Towards Safe Robot Foundation Models Using Inductive Biases
Maximilian Tölle, Theo Gruner, Daniel Palenicek, Tim Schneider, Jonas Günster, Joe Watson, Davide Tateo, Puze Liu, Jan Peters
TL;DR
This work addresses the lack of formal safety guarantees in robot foundation models by introducing ATACOM, a safety layer that enforces geometric constraints after the base policy. By operating on the tangent space of a constraint manifold and integrating visual-derived constraints, the approach provides forward-invariant safety and input-to-state stability with minimal need for safety-specific fine-tuning. Empirical results in quasi-static manipulation and dynamic air-hockey tasks demonstrate that safety can be achieved without substantial loss in task performance, and the method scales to real-world deployment. The work highlights a practical pathway for safe deployment of generalist robotic policies, while acknowledging assumptions about known constraints and perception requirements and outlining avenues for automation and broader applicability.
Abstract
Safety is a critical requirement for the real-world deployment of robotic systems. Unfortunately, while current robot foundation models show promising generalization capabilities across a wide variety of tasks, they fail to address safety, an important aspect for ensuring long-term operation. Current robot foundation models assume that safe behavior should emerge by learning from a sufficiently large dataset of demonstrations. However, this approach has two clear major drawbacks.
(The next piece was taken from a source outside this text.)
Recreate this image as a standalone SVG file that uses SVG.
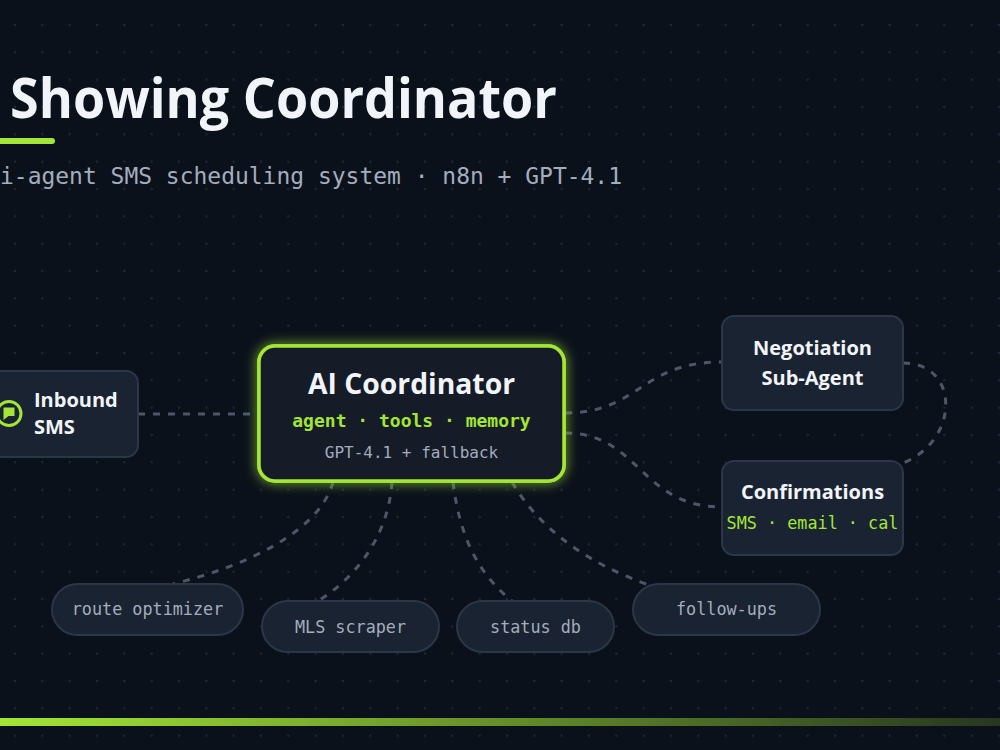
<svg xmlns="http://www.w3.org/2000/svg" width="1000" height="750" viewBox="0 0 1000 750">
  <defs>
    <pattern id="dots" patternUnits="userSpaceOnUse" x="1.33" y="11.33" width="27.333" height="27.333">
      <circle cx="13.67" cy="13.67" r="1.2" fill="#1d2736"/>
    </pattern>
    <linearGradient id="barGrad" x1="0" y1="0" x2="1" y2="0">
      <stop offset="0" stop-color="#a3e635" stop-opacity="1"/>
      <stop offset="1" stop-color="#a3e635" stop-opacity="0.18"/>
    </linearGradient>
    <filter id="glow" x="-20%" y="-30%" width="140%" height="160%">
      <feGaussianBlur in="SourceGraphic" stdDeviation="6" result="b"/>
      <feMerge>
        <feMergeNode in="b"/>
        <feMergeNode in="SourceGraphic"/>
      </feMerge>
    </filter>
    <style>
      .node { fill: #1a2331; stroke: #2c3648; stroke-width: 2; }
      .pill { fill: #1a2331; stroke: #2c3648; stroke-width: 2; }
      .lbl { font-family: "Open Sans", "Noto Sans", sans-serif; font-weight: 700; fill: #f1f5f9; }
      .mono { font-family: "DejaVu Sans Mono", "Liberation Mono", monospace; }
      .lime { fill: #a3e635; }
      .gray { fill: #a3adbd; }
      .conn { fill: none; stroke: #4d5768; stroke-width: 3; stroke-dasharray: 7 8; }
    </style>
  </defs>

  <rect x="0" y="0" width="1000" height="750" fill="#0b111b"/>
  <rect x="0" y="0" width="1000" height="750" fill="url(#dots)"/>

  <!-- Title -->
  <g id="title">
    <text x="10" y="118" class="lbl" font-size="55" fill="#ffffff" textLength="547" lengthAdjust="spacingAndGlyphs">Showing Coordinator</text>
    <rect x="-10" y="138" width="65" height="6" rx="3" fill="#a3e635"/>
    <text x="0" y="184" class="mono" font-size="23" fill="#a3adbd" textLength="622" lengthAdjust="spacingAndGlyphs">i-agent SMS scheduling system · n8n + GPT-4.1</text>
  </g>

  <!-- Connectors -->
  <g id="connectors">
    <path class="conn" d="M138,414 L259,414"/>
    <path class="conn" d="M565,413 C640,413 640,362 722,362"/>
    <path class="conn" d="M565,433 C640,433 640,507 722,507"/>
    <path class="conn" d="M903,363 C960,363 960,440 903,463"/>
    <path class="conn" d="M333,482 C320,530 250,565 173,584"/>
    <path class="conn" d="M392,482 C388,540 352,580 318,601"/>
    <path class="conn" d="M453,482 C460,540 480,575 512,601"/>
    <path class="conn" d="M512,482 C540,530 590,565 652,586"/>
  </g>

  <!-- Inbound SMS -->
  <g id="node-inbound">
    <rect class="node" x="-50" y="371" width="188" height="86" rx="12"/>
    <circle cx="9" cy="413.5" r="12" fill="none" stroke="#a3e635" stroke-width="3"/>
    <path d="M3.5,407.5 h11 v8.5 h-6 l-5,4 z" fill="#a3e635"/>
    <text x="34" y="407" class="lbl" font-size="20">Inbound</text>
    <text x="34" y="434" class="lbl" font-size="20">SMS</text>
  </g>

  <!-- AI Coordinator -->
  <g id="node-ai">
    <rect x="259" y="346" width="305" height="135" rx="16" fill="#151b27" stroke="#a3e635" stroke-width="3.5" filter="url(#glow)"/>
    <rect x="259" y="346" width="305" height="135" rx="16" fill="#151b27" stroke="#a3e635" stroke-width="3.5"/>
    <text x="411.5" y="394" text-anchor="middle" class="lbl" font-size="28.3">AI Coordinator</text>
    <text x="411.5" y="427" text-anchor="middle" class="mono lime" font-size="18" font-weight="700">agent · tools · memory</text>
    <text x="411.5" y="458" text-anchor="middle" class="mono gray" font-size="16">GPT-4.1 + fallback</text>
  </g>

  <!-- Negotiation Sub-Agent -->
  <g id="node-negotiation">
    <rect class="node" x="722" y="316" width="181" height="94" rx="12"/>
    <text x="812.5" y="355" text-anchor="middle" class="lbl" font-size="20">Negotiation</text>
    <text x="812.5" y="385" text-anchor="middle" class="lbl" font-size="20">Sub-Agent</text>
  </g>

  <!-- Confirmations -->
  <g id="node-confirmations">
    <rect class="node" x="722" y="461" width="181" height="94" rx="12"/>
    <text x="812.5" y="499" text-anchor="middle" class="lbl" font-size="20">Confirmations</text>
    <text x="812.5" y="529" text-anchor="middle" class="mono lime" font-size="16.8">SMS · email · cal</text>
  </g>

  <!-- Tool pills -->
  <g id="node-route">
    <rect class="pill" x="52" y="584" width="191" height="51" rx="25.5"/>
    <text x="147.5" y="615" text-anchor="middle" class="mono gray" font-size="16.8">route optimizer</text>
  </g>
  <g id="node-mls">
    <rect class="pill" x="262" y="601" width="177" height="51" rx="25.5"/>
    <text x="350.5" y="632.5" text-anchor="middle" class="mono gray" font-size="16.8">MLS scraper</text>
  </g>
  <g id="node-status">
    <rect class="pill" x="457" y="601" width="157" height="51" rx="25.5"/>
    <text x="535.5" y="632.5" text-anchor="middle" class="mono gray" font-size="16.8">status db</text>
  </g>
  <g id="node-followups">
    <rect class="pill" x="633" y="584" width="187" height="51" rx="25.5"/>
    <text x="726.5" y="615" text-anchor="middle" class="mono gray" font-size="16.8">follow-ups</text>
  </g>

  <!-- Bottom bar -->
  <rect x="0" y="718" width="1000" height="8" fill="url(#barGrad)"/>
</svg>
Firstly, there are no formal safety guarantees for a behavior cloning policy trained using supervised learning. Secondly, without explicit knowledge of any safety constraints, the policy may require an unreasonable number of additional demonstrations to even approximate the desired constrained behavior. To solve these key issues, we show how we can instead combine robot foundation models with geometric inductive biases using ATACOM, a safety layer placed after the foundation policy that ensures safe state transitions by enforcing action constraints. With this approach, we can ensure formal safety guarantees for generalist policies without providing extensive demonstrations of safe behavior, and without requiring any specific fine-tuning for safety. Our experiments show that our approach can be beneficial both for classical manipulation tasks, where we avoid unwanted collisions with irrelevant objects, and for dynamic tasks, such as the robot air hockey environment, where we can generate fast trajectories respecting complex tasks and joint space constraints.